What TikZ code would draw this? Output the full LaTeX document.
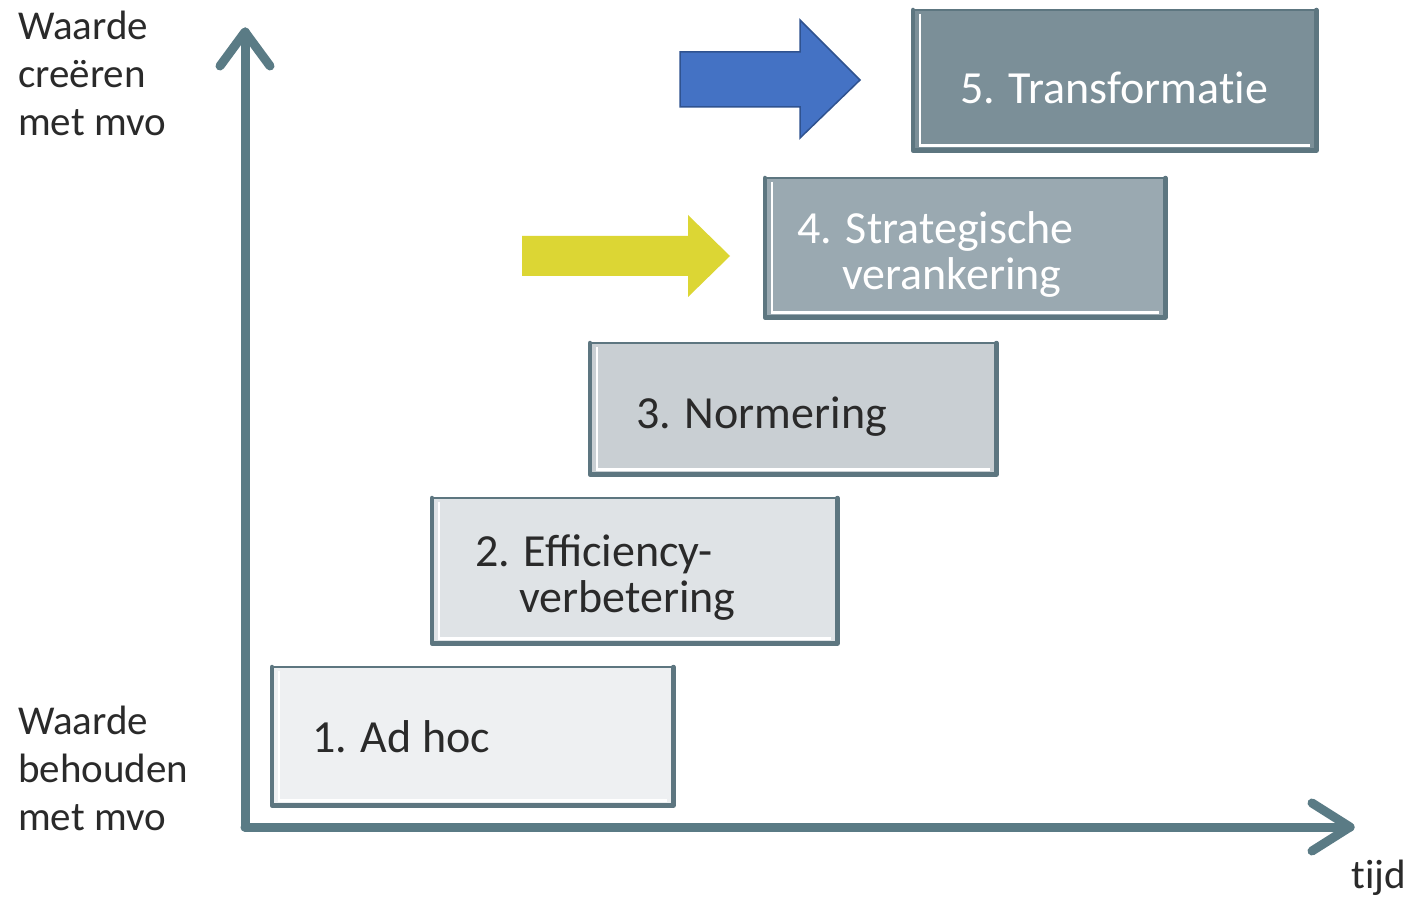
\documentclass[tikz,border=0pt]{standalone}
\usepackage{fontspec}
\setmainfont{Carlito}
\definecolor{axiscol}{HTML}{5A7B85}
\definecolor{edgecol}{HTML}{5D7680}
\definecolor{cA}{HTML}{EEF0F2}
\definecolor{cB}{HTML}{DFE3E6}
\definecolor{cC}{HTML}{C9CFD3}
\definecolor{cD}{HTML}{9AA9B1}
\definecolor{cE}{HTML}{7B8F98}
\definecolor{blueA}{HTML}{4472C4}
\definecolor{blueB}{HTML}{2F528F}
\definecolor{yelA}{HTML}{DCD634}
\definecolor{txt}{HTML}{2A2A2A}
\begin{document}
\begin{tikzpicture}[x=1pt,y=-1pt,
  axis/.style={draw=axiscol, line width=9pt, line cap=round, line join=round},
  stagebox/.style={draw=none, inner sep=0pt, anchor=north west},
  edgethick/.style={draw=edgecol, line width=4.5pt, line cap=round, line join=round},
  edgethin/.style={draw=edgecol, line width=2pt, line cap=round},
  innerline/.style={draw=white, line width=2.5pt},
  lbl/.style={inner sep=0pt, anchor=base west, font=\fontsize{41}{48}\selectfont, text=txt, align=left},
  stagetxt/.style={inner sep=0pt, anchor=base west, font=\fontsize{46}{46}\selectfont, align=left},
]
\useasboundingbox (0,0) rectangle (1411,901);
\fill[white] (0,0) rectangle (1411,901);

% boxes
\node[stagebox, fill=cA, minimum width=401pt, minimum height=138pt] (b1) at (272,667) {};
\node[stagebox, fill=cB, minimum width=405pt, minimum height=145pt] (b2) at (432,498) {};
\node[stagebox, fill=cC, minimum width=406pt, minimum height=131pt] (b3) at (590,343) {};
\node[stagebox, fill=cD, minimum width=400pt, minimum height=139pt] (b4) at (765,178) {};
\node[stagebox, fill=cE, minimum width=403pt, minimum height=140pt] (b5) at (913,10) {};

\foreach \b in {b1,b2,b3,b4,b5}{
  \draw[innerline] ([xshift=7pt,yshift=-4pt]\b.north west) -- ([xshift=7pt,yshift=5pt]\b.south west) -- ([xshift=-6pt,yshift=5pt]\b.south east);
  \draw[edgethick] (\b.north west) -- (\b.south west) -- (\b.south east) -- (\b.north east);
  \draw[edgethin] (\b.north west) -- (\b.north east);
}

% stage texts (base = baseline of last line)
\node[stagetxt, text=txt] (t1) at (312,752) {1. Ad hoc};
\node[stagetxt, text=txt] (t2) at (475,612) {2. Efficiency-\\\hspace*{44pt}verbetering};
\node[stagetxt, text=txt] (t3) at (636,428) {3. Normering};
\node[stagetxt, text=white] (t4) at (797,290) {4. Strategische\\\hspace*{45pt}verankering};
\node[stagetxt, text=white] (t5) at (960,104) {5. Transformat\kern0pt ie};

% axes
\coordinate (o) at (245,827);
\coordinate (ytop) at (245,32);
\coordinate (xend) at (1350,827);
\draw[axis] (o) -- (ytop);
\draw[axis] (o) -- (xend);
\draw[axis] ([shift={(-25,34)}]ytop) -- (ytop) -- ([shift={(25,34)}]ytop);
\draw[axis] ([shift={(-38,-24)}]xend) -- (xend) -- ([shift={(-38,24)}]xend);

% arrows
\draw[fill=blueA, draw=blueB, line width=1.5pt, line join=miter]
  (680,52) -- (800,52) -- (800,20) -- (860,80) -- (800,138) -- (800,107) -- (680,107) -- cycle;
\fill[yelA] (522,236) -- (688,236) -- (688,215) -- (730,256) -- (688,297) -- (688,276) -- (522,276) -- cycle;

% axis labels
\node[lbl] (ltop) at (18,136) {Waarde\\creëren\\met mvo};
\node[lbl] (lbot) at (18,830) {Waarde\\behouden\\met mvo};
\node[lbl, anchor=base east] (ltijd) at (1406,888) {t\kern0pt ijd};
\end{tikzpicture}
\end{document}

┄┄┄┄┄┄

Write out again every line above exactly as given; the pictures do not belong in the copy.

* Final result
What TikZ code would draw this? Output the full LaTeX document.
\documentclass[tikz,border=0pt]{standalone}
\usepackage{fontspec}
\setmainfont{Carlito}
\definecolor{axiscol}{HTML}{5A7B85}
\definecolor{edgecol}{HTML}{5D7680}
\definecolor{cA}{HTML}{EEF0F2}
\definecolor{cB}{HTML}{DFE3E6}
\definecolor{cC}{HTML}{C9CFD3}
\definecolor{cD}{HTML}{9AA9B1}
\definecolor{cE}{HTML}{7B8F98}
\definecolor{blueA}{HTML}{4472C4}
\definecolor{blueB}{HTML}{2F528F}
\definecolor{yelA}{HTML}{DCD634}
\definecolor{txt}{HTML}{2A2A2A}
\begin{document}
\begin{tikzpicture}[x=1pt,y=-1pt,
  axis/.style={draw=axiscol, line width=9pt, line cap=round, line join=round},
  stagebox/.style={draw=none, inner sep=0pt, anchor=north west},
  edgethick/.style={draw=edgecol, line width=4.5pt, line cap=round, line join=round},
  edgethin/.style={draw=edgecol, line width=2pt, line cap=round},
  innerline/.style={draw=white, line width=2.5pt},
  lbl/.style={inner sep=0pt, anchor=base west, font=\fontsize{41}{48}\selectfont, text=txt, align=left},
  stagetxt/.style={inner sep=0pt, anchor=base west, font=\fontsize{46}{46}\selectfont, align=left},
]
\useasboundingbox (0,0) rectangle (1411,901);
\fill[white] (0,0) rectangle (1411,901);

% boxes
\node[stagebox, fill=cA, minimum width=401pt, minimum height=138pt] (b1) at (272,667) {};
\node[stagebox, fill=cB, minimum width=405pt, minimum height=145pt] (b2) at (432,498) {};
\node[stagebox, fill=cC, minimum width=406pt, minimum height=131pt] (b3) at (590,343) {};
\node[stagebox, fill=cD, minimum width=400pt, minimum height=139pt] (b4) at (765,178) {};
\node[stagebox, fill=cE, minimum width=403pt, minimum height=140pt] (b5) at (913,10) {};

\foreach \b in {b1,b2,b3,b4,b5}{
  \draw[innerline] ([xshift=7pt,yshift=-4pt]\b.north west) -- ([xshift=7pt,yshift=5pt]\b.south west) -- ([xshift=-6pt,yshift=5pt]\b.south east);
  \draw[edgethick] (\b.north west) -- (\b.south west) -- (\b.south east) -- (\b.north east);
  \draw[edgethin] (\b.north west) -- (\b.north east);
}

% stage texts (base = baseline of last line)
\node[stagetxt, text=txt] (t1) at (312,752) {1. Ad hoc};
\node[stagetxt, text=txt] (t2) at (475,612) {2. Efficiency-\\\hspace*{44pt}verbetering};
\node[stagetxt, text=txt] (t3) at (636,428) {3. Normering};
\node[stagetxt, text=white] (t4) at (797,290) {4. Strategische\\\hspace*{45pt}verankering};
\node[stagetxt, text=white] (t5) at (960,104) {5. Transformat\kern0pt ie};

% axes
\coordinate (o) at (245,827);
\coordinate (ytop) at (245,32);
\coordinate (xend) at (1350,827);
\draw[axis] (o) -- (ytop);
\draw[axis] (o) -- (xend);
\draw[axis] ([shift={(-25,34)}]ytop) -- (ytop) -- ([shift={(25,34)}]ytop);
\draw[axis] ([shift={(-38,-24)}]xend) -- (xend) -- ([shift={(-38,24)}]xend);

% arrows
\draw[fill=blueA, draw=blueB, line width=1.5pt, line join=miter]
  (680,52) -- (800,52) -- (800,20) -- (860,80) -- (800,138) -- (800,107) -- (680,107) -- cycle;
\fill[yelA] (522,236) -- (688,236) -- (688,215) -- (730,256) -- (688,297) -- (688,276) -- (522,276) -- cycle;

% axis labels
\node[lbl] (ltop) at (18,136) {Waarde\\creëren\\met mvo};
\node[lbl] (lbot) at (18,830) {Waarde\\behouden\\met mvo};
\node[lbl, anchor=base east] (ltijd) at (1406,888) {t\kern0pt ijd};
\end{tikzpicture}
\end{document}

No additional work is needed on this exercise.